Dividend cover (times)
Dividend cover is calculated by dividing basic earnings attributable to ordinary shareholders for the period by ordinary dividends declared for the period excluding STC costs. 
 
Economic profit
Reported headline earnings less a charge for an imputed cost of capital, based on average shareholder funds multiplied by the estimated average cost of equity for the group, resulting in a measure of shareholder value creation. 
 
Effective tax rate (%)
The effective tax rate is the direct taxation charge per the income statement expressed as a percentage of profit before taxation. 
 
Fully diluted basic earnings per share (cents)
Fully diluted basic earnings per share is calculated by dividing basic earnings attributable to ordinary shareholders by the fully diluted number of ordinary shares in issue during the period. 
 
Fully diluted headline earnings per share (cents)
Fully diluted headline earnings per share is calculated by dividing headline earnings by the fully diluted number of ordinary shares in issue during the period. 
 
Fully diluted number of shares in issue
The fully diluted number of shares in issue is the weighted number of ordinary shares in issue adjusted for the impact of outstanding options under the ABIL Employee Share Participation Scheme as defined in IAS 33 – Earnings per share. 
 
Gearing
Gearing represents the ratio of average total assets to average ordinary shareholders' equity, and therefore indicates the extent to which the group uses debt financing to fund assets. Gearing is important in order to optimise the weighted average cost of capital and the return on equity of the group. 
 
Headline earnings
For the purposes of definition and calculation the guidance given on headline earnings, as issued by the South African Institute of Chartered Accountants (SAICA) in circular 8/2007 of July 2007, has been used. Headline earnings consist of basic earnings attributable to ordinary shareholders adjusted for goodwill impairments, capital profits and losses and other non-headline items. 
 
Headline earnings per share (cents)
Headline earnings per share is calculated by dividing headline earnings by the weighted number of ordinary shares in issue during the period. 
 
IFRS
International Financial Reporting Standards, as adopted by the International Accounting Standards Board (IASB), and interpretations issued by the International Financial Reporting Interpretations Committee (IFRIC) of the IASB.
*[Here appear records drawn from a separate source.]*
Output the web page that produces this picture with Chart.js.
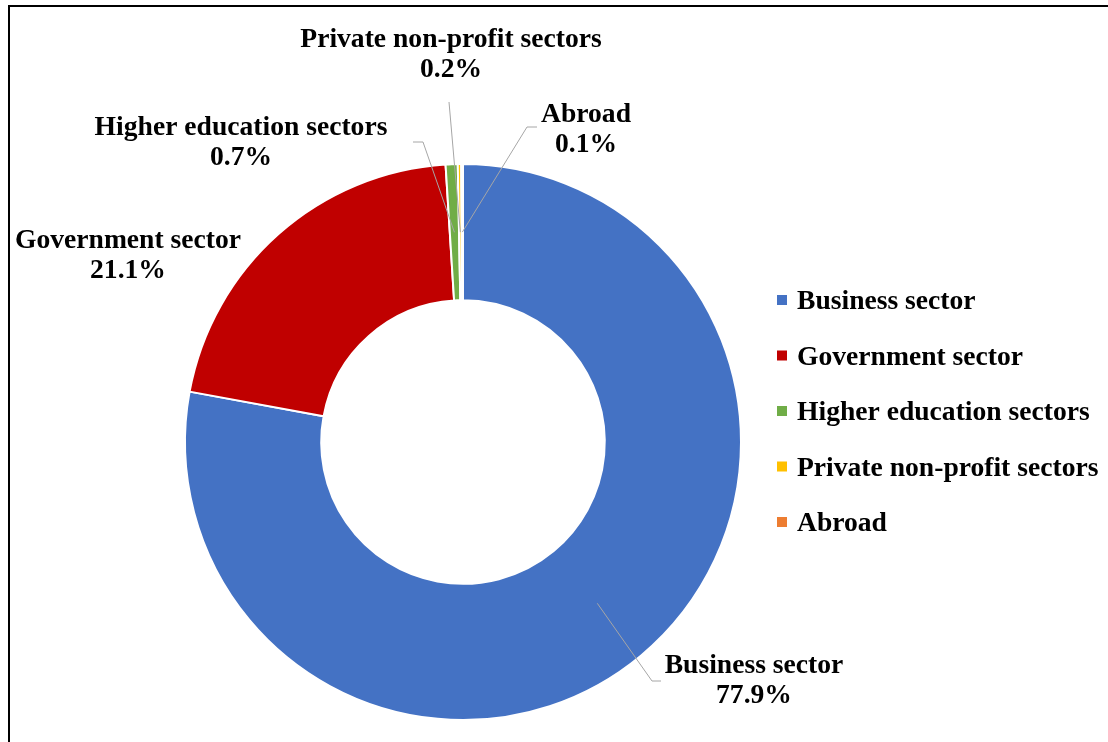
<!DOCTYPE html>
<html>
<head>
<meta charset="utf-8">
<script src="https://cdn.jsdelivr.net/npm/chart.js@4.4.0/dist/chart.umd.min.js"></script>
<style>
  html, body { margin: 0; padding: 0; background: #fff; overflow: hidden; }
  #wrap { position: relative; width: 1108px; height: 742px; }
  #frame { position: absolute; left: 8px; top: 5px; width: 1200px; height: 900px; border: 2px solid #000; pointer-events: none; }
  canvas { position: absolute; left: 0; top: 0; }
</style>
</head>
<body>
<div id="wrap">
  <canvas id="rdChart" width="1108" height="742"></canvas>
  <div id="frame"></div>
</div>
<script>
// R&D expenditure share by sector (%)
const categories = ['Business sector', 'Government sector', 'Higher education sectors', 'Private non-profit sectors', 'Abroad'];
const shares = [77.9, 21.1, 0.7, 0.2, 0.1];
const sliceColors = ['#4472C4', '#C00000', '#70AD47', '#FFC000', '#ED7D31'];

// where the data labels sit and how their leader lines bend
const labelSpots = [
  { x: 754, y: 665, leader: [[661, 681], [652, 681]] },
  { x: 128, y: 240, leader: null },
  { x: 241, y: 127, leader: [[413, 142], [423, 142]] },
  { x: 451, y: 39, leader: [[449, 102]] },
  { x: 586, y: 114, leader: [[537, 127], [527, 127]] }
];

const FONT = 'bold 27.6px "Liberation Serif", "Times New Roman", serif';

const labelsPlugin = {
  id: 'sectorLabels',
  afterDraw(chart) {
    const ctx = chart.ctx;
    const arcs = chart.getDatasetMeta(0).data;
    ctx.save();

    // leader lines
    ctx.strokeStyle = '#A6A6A6';
    ctx.lineWidth = 1;
    arcs.forEach((arc, i) => {
      const spot = labelSpots[i];
      if (!spot.leader) return;
      const p = arc.getProps(['x', 'y', 'startAngle', 'endAngle', 'innerRadius', 'outerRadius'], true);
      const mid = (p.startAngle + p.endAngle) / 2;
      const r = (p.innerRadius + p.outerRadius) / 2;
      const ex = p.x + Math.cos(mid) * r;
      const ey = p.y + Math.sin(mid) * r;
      ctx.beginPath();
      ctx.moveTo(spot.leader[0][0], spot.leader[0][1]);
      for (let k = 1; k < spot.leader.length; k++) ctx.lineTo(spot.leader[k][0], spot.leader[k][1]);
      ctx.lineTo(ex, ey);
      ctx.stroke();
    });

    // data labels
    ctx.fillStyle = '#000';
    ctx.font = FONT;
    ctx.textAlign = 'center';
    ctx.textBaseline = 'middle';
    categories.forEach((name, i) => {
      const spot = labelSpots[i];
      ctx.fillText(name, spot.x, spot.y + 1);
      ctx.fillText(shares[i].toFixed(1) + '%', spot.x, spot.y + 31);
    });

    // legend
    ctx.textAlign = 'left';
    categories.forEach((name, i) => {
      const y = 300 + i * 55.5;
      ctx.fillStyle = sliceColors[i];
      ctx.fillRect(777, y - 5, 10, 10);
      ctx.fillStyle = '#000';
      ctx.fillText(name, 797, y + 2);
    });
    ctx.restore();
  }
};

const ctx = document.getElementById('rdChart').getContext('2d');
const chart = new Chart(ctx, {
  type: 'doughnut',
  data: {
    labels: categories,
    datasets: [{
      data: shares,
      backgroundColor: sliceColors,
      borderColor: '#FFFFFF',
      borderWidth: 2
    }]
  },
  options: {
    responsive: false,
    animation: false,
    events: [],
    cutout: '51%',
    layout: { padding: { left: 184, right: 366, top: 163, bottom: 21 } },
    plugins: {
      legend: { display: false },
      tooltip: { enabled: false }
    }
  },
  plugins: [labelsPlugin]
});
</script>
</body>
</html>
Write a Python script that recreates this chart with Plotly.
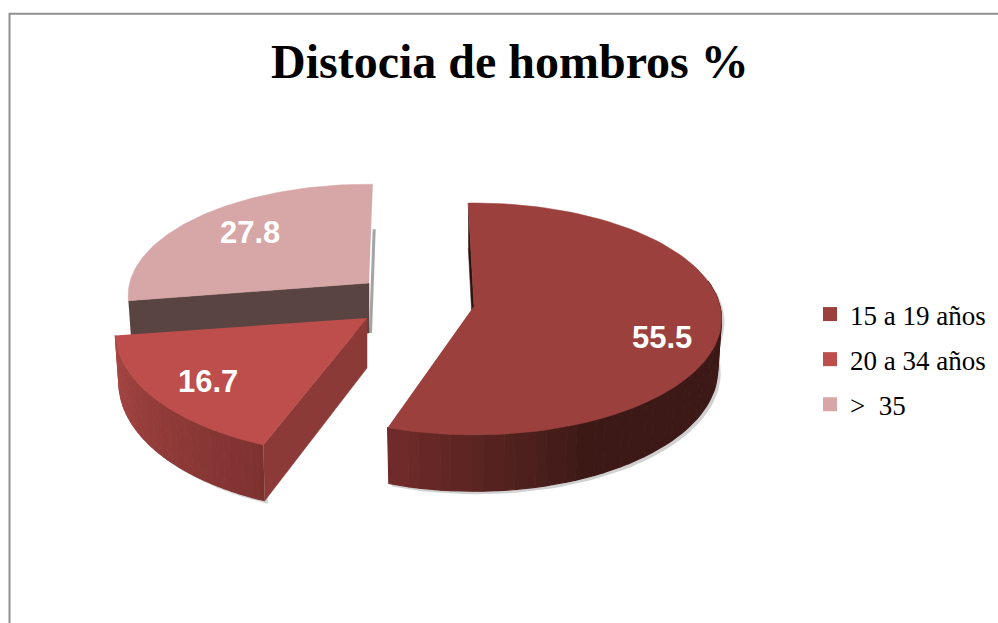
import numpy as np
import plotly.graph_objects as go

# --- data ---
categories = ["15 a 19 años", "20 a 34 años", ">\u00a0\u00a035"]
values = [55.5, 16.7, 27.8]
title_text = "Distocia de hombros %"
colors = ["#9b403d", "#bd4e4b", "#d7a6a6"]

# --- drawing geometry (screen-like axes 0..998 / 623..0) ---
apex = [(474, 306), (367, 318), (369, 283)]
rotation = [-1.5, 2.0, 1.0]
scale_x = [1.012, 1.03, 0.985]
scale_y = [1.0, 1.07, 0.96]
rx, ry, k, depth, shrink = 243.0, 114.5, 0.112, 50.0, 0.985
side_from = ["#6e2b29", "#a64643", "#7a5a58"]
side_to = ["#3c1916", "#7e3230", "#7a5a58"]
cut_start = ["#2e1411", "#8c3a38", "#5a4441"]
label_pos = [(662, 337), (208, 381), (250, 232)]
draw_order = [2, 1, 0]


def project(i, deg):
    t = np.radians(deg)
    s, v = np.sin(t), -np.cos(t)
    f = 1 / (1 - k * v)
    x = apex[i][0] + rx * scale_x[i] * s * f
    y = apex[i][1] + ry * scale_y[i] * v * f
    return x, y, f


def lower(i, x, y, f):
    return apex[i][0] + (x - apex[i][0]) * shrink, y + depth * f


def hexmix(a, b, w):
    ca = [int(a[j:j + 2], 16) for j in (1, 3, 5)]
    cb = [int(b[j:j + 2], 16) for j in (1, 3, 5)]
    return "rgb(%d,%d,%d)" % tuple(round(p + (q - p) * w) for p, q in zip(ca, cb))


fig = go.Figure()


def poly(xs, ys, color, lw=1.2):
    fig.add_trace(go.Scatter(x=list(xs), y=list(ys), mode="lines", fill="toself",
                             fillcolor=color, line=dict(color=color, width=lw),
                             hoverinfo="skip", showlegend=False))


edges = np.cumsum([0] + values) * 3.6
for i in draw_order:
    a0 = edges[i] + rotation[i]
    a1 = edges[i + 1] + rotation[i]
    ang = np.linspace(a0, a1, 90)
    x, y, f = project(i, ang)
    xb, yb = lower(i, x, y, f)
    ax, ay = apex[i]
    axb, ayb = ax, ay + depth

    # soft drop shadow
    if i != 2:
        poly(np.r_[x, xb[::-1]] + 3, np.r_[y, yb[::-1]] + 3, "rgba(90,90,90,0.28)", 0)
    else:
        poly([xb[-1], xb[-1] + 3, axb + 3, axb], [yb[-1], yb[-1], ayb, ayb], "rgba(90,90,90,0.55)", 0)

    # cut face at the start of the slice
    poly([x[0], ax, axb, xb[0]], [y[0], ay, ayb, yb[0]], cut_start[i], 0.5)

    # curved rim, only the forward-facing part, with a gradient
    if i != 2:
        vis = np.where(np.cos(np.radians(ang)) < 0.25)[0]
        n = 36
        idx = np.linspace(vis[0], vis[-1], n + 1).astype(int)
        for j in range(n):
            a, b = idx[j], idx[j + 1] + 1
            w = j / (n - 1)
            if i == 0:
                w = min(1.0, (1 - w) / 0.35)
            else:
                w = 1 - w
            poly(np.r_[x[a:b], xb[a:b][::-1]], np.r_[y[a:b], yb[a:b][::-1]],
                 hexmix(side_from[i], side_to[i], w))

    # top face
    poly(np.r_[ax, x], np.r_[ay, y], colors[i], 0.5)

# legend entries
for name, c in zip(categories, colors):
    fig.add_trace(go.Scatter(x=[None], y=[None], mode="markers", name=name,
                             legendgroup=name,
                             marker=dict(symbol="square", size=14, color=c)))

annotations = [dict(x=p[0], y=p[1], text=f"<b>{v}</b>", showarrow=False, xref="x", yref="y",
                    font=dict(family="Liberation Sans", size=31, color="white"))
               for p, v in zip(label_pos, values)]
annotations.append(dict(x=510, y=61, text=f"<b>{title_text}</b>", showarrow=False, xref="x", yref="y",
                        font=dict(family="Liberation Serif", size=48, color="black")))

fig.update_layout(
    width=998, height=623, margin=dict(l=0, r=0, t=0, b=0),
    paper_bgcolor="white", plot_bgcolor="white",
    xaxis=dict(range=[0, 998], visible=False, fixedrange=True),
    yaxis=dict(range=[623, 0], visible=False, fixedrange=True),
    annotations=annotations,
    legend=dict(x=810 / 998, y=1 - 290 / 623, xanchor="left", yanchor="top",
                font=dict(family="Liberation Serif", size=27, color="black"),
                itemwidth=30, traceorder="grouped", tracegroupgap=7,
                bgcolor="rgba(0,0,0,0)"),
    shapes=[dict(type="rect", xref="x", yref="y", x0=9.5, y0=13.7, x1=1010, y1=640,
                 line=dict(color="#909090", width=2), layer="below")],
)
fig.write_html("out.html", config=dict(displayModeBar=False),
               post_script="document.body.style.margin='0';document.documentElement.style.overflow='hidden';")
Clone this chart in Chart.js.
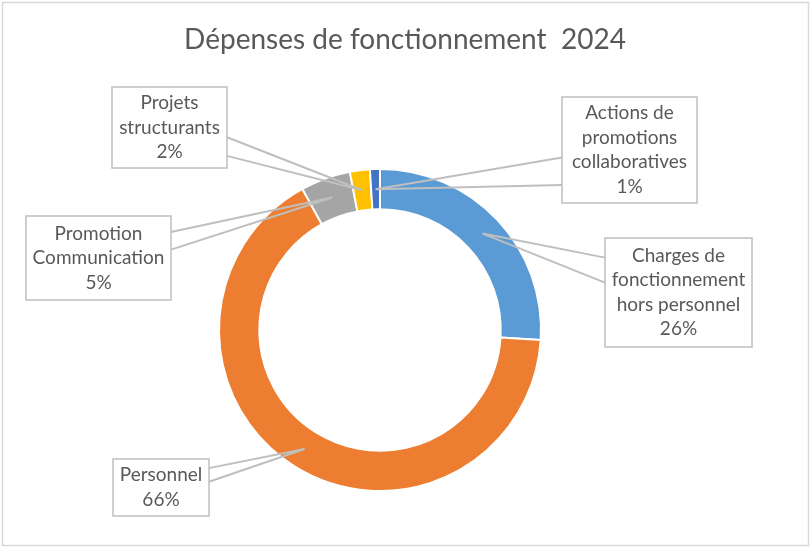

The group's consolidated financial statements are prepared in accordance
with IFRS. 
 
Indirect taxation
Value-added tax (VAT) and other taxes, levies and duties paid to government, excluding direct taxation.
 
JIBAR
Johannesburg Interbank Agreed Rate, which is the rate that South African banks charge each other for wholesale money.
 
National Credit Act
The National Credit Act (Act 34 of 2005) (NCA) became fully operational on 1 June 2007. Subject to certain defined exceptions it regulates all arm's length credit agreements that are made or have an effect within the Republic of South Africa and it replaces the Usury Act (Act 73 of 1968) (including the Exemption Notices published by the Minister of Trade and Industry in terms of section 15A), the Credit Agreements Act (Act 75 of 1980) and the Integration of Usury Laws Act (Act 57 of 1996). 
 
Net asset value per share (cents)
Net asset value per share is calculated as ordinary shareholders' equity divided by the number of ordinary shares in issue (net of treasury shares) at the end of
the period. 
 
Non-performing loans (NPLs)
Non-performing loans are defined as loans that have more than three cumulative instalments in arrears. Primarily, NPLs are considered impaired loans in terms of IAS 39 and therefore require an assessment for impairment provisions. 
 
NPL coverage (%)
NPL coverage is calculated as the total impairment provisions (including ceded credit life reserves) divided by non-performing loans.
 
Perpetual preference shares
Perpetual preference shares are non-redeemable, non-cumulative and non-participating preference shares which carry a dividend as a fixed percentage of the prime overdraft lending rate. 
 
Primary (tier 1) capital
Primary capital consists of issued ordinary share capital and perpetual preference share capital, retained earnings and reserves.
 
Return on assets (RoA) (%)
Return on assets is calculated by expressing headline earnings as a percentage of monthly average total assets.
 
Return on equity (RoE) (%)
Return on equity is calculated by expressing headline earnings as a percentage of monthly average shareholders' equity. Alternatively, return on equity is equal to return on assets multiplied by the gearing ratio. 
 
Risk-weighted assets
Risk-weighted assets are determined by applying risk weights to balance sheet assets and off-balance sheet assets and commitments according to the relative credit risk of the counterparty. The risk weighting for each balance sheet asset and offbalance sheet asset is defined by the regulations to the Banks Act (Act number 94 of 1990, as amended). 
 
Sales
Sales constitute the aggregate of the amount disbursed in a period. In the case of the credit card products, sales represent the aggregate value of credit limits granted in respect of credit cards issued during the period. 
 
Statutory assets – bank and insurance
Statutory assets – bank and insurance comprises cash reserves and prudential liquid assets placed with the South African Reserve Bank, together with insurance prudential cash reserves as required by the Financial Services Board. 
 
Secondary (tier 2) capital
Secondary capital is made up of qualifying subordinated debt and portfolio impairments net of deferred tax. For the purposes of the internal economic capital model, only the qualifying subordinated debt is included in tier 2 capital. 
 
Total expected recoverable
The number of contractual instalments on a loan multiplied by the total monthly instalment, including insurance and service fees.
 
Weighted number of shares in issue
The weighted number of shares in issue is calculated as the number of ordinary shares in issue at the beginning of the year, increased by shares issued during the period, reduced by shares cancelled or bought back during the period, further reduced by treasury shares as a result of share transactions in the ABIL Employee Share Trust, weighted on a time basis for the period in which they have participated in the income of the group.